[GOAL OF THE EXERCISE]:
Going through the material below, please gather all lines with the word "matplotlib" in them.

[COLLECTED MATERIAL]:
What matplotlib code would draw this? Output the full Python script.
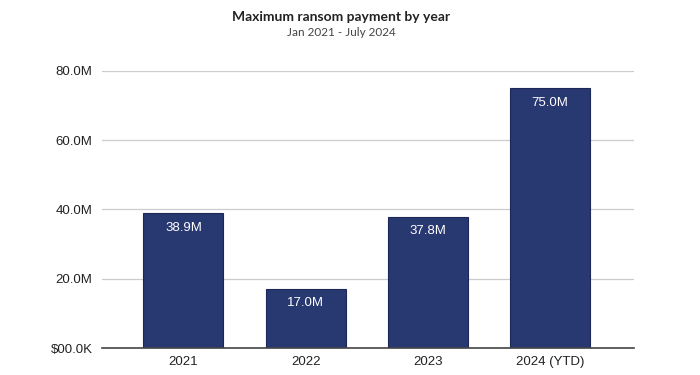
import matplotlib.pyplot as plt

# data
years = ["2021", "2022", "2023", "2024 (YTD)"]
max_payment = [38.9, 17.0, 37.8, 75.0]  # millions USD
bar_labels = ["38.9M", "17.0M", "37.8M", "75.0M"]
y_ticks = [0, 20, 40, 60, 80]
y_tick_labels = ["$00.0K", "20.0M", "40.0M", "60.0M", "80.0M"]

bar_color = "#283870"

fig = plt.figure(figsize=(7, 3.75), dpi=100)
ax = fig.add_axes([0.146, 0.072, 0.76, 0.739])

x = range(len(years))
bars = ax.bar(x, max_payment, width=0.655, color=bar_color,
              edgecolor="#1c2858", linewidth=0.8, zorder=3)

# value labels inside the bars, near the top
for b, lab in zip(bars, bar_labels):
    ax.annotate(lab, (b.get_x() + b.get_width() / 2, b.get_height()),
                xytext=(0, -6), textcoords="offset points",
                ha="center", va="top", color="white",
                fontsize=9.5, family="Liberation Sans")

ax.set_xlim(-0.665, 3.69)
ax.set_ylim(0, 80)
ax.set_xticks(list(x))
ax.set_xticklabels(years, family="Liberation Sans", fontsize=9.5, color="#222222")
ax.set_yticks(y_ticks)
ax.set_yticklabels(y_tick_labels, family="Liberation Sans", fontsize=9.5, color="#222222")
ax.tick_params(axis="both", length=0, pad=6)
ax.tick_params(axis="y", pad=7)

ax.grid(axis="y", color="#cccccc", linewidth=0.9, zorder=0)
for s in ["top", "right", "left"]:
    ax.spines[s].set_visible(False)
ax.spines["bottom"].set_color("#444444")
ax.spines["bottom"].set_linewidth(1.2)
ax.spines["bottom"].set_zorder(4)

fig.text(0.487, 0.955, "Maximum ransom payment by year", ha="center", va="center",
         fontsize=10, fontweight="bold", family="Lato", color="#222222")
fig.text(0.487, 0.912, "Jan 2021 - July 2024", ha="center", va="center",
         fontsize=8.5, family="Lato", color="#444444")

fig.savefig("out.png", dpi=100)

[EXERCISE RESPONSE]:
What matplotlib code would draw this? Output the full Python script.
import matplotlib.pyplot as plt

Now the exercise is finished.